Re: Quest Design
This actually sounds like a pretty fun approach.
I've worked on designing a few quests before and I've found that, as both a player and a writer, I don't generally like repeatable quests. My reasons for it is that it breaks immersion as much as it kills any replay value for a game, and the only good I've ever seen come of it is to create easy "money generator" quests.
Designing single-use quests comes with their own challenges. You can forbid players from discussing the secrets for finding the Couch of Mana, but somewhere along the way someone a-hole is gonna post a Quest Guide somewhere on the internet, or pass it around through messengers. I would also find it very difficult to say "no" to players that wanted to organically guide each other through these quests (i.e, through roleplay -- which would likely come up far more often on a roleplaying type game as opposed to a strategy or H&S one), but that opens up a whole can of worms for easily bypassing the rules.

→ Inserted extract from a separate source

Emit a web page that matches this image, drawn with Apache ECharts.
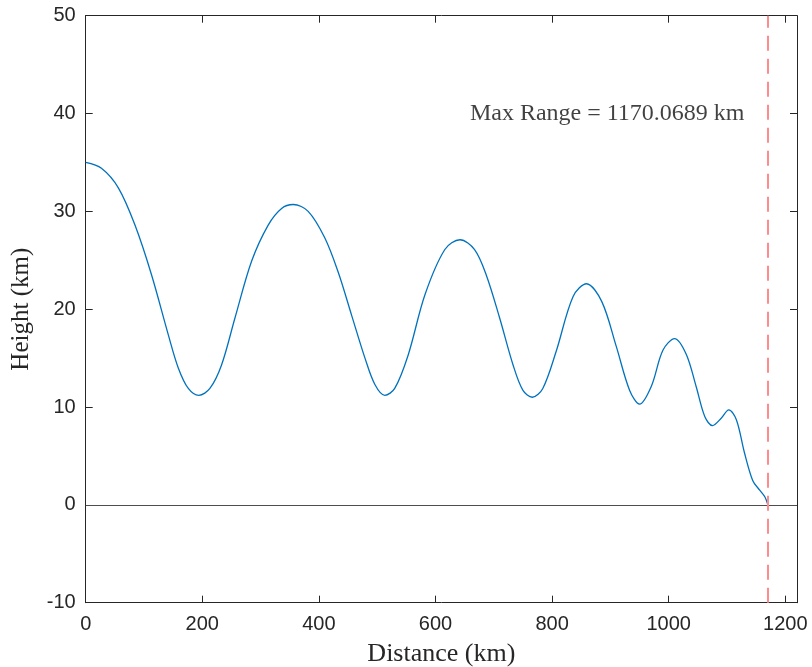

An approach that I tried (but never implemented, due to time constraints) was to design a system that would present context-sensitive quests to players. In this way, the order of quests, and potentially the end objectives, would never be totally predictable. The rewards would also be unpredictable (with each quest drawing from a pool of acceptable rewards). The "quest giver" should be able to remember what each CHARACTER has already done in the past, to allow for the quest chain to take on a meaningful path.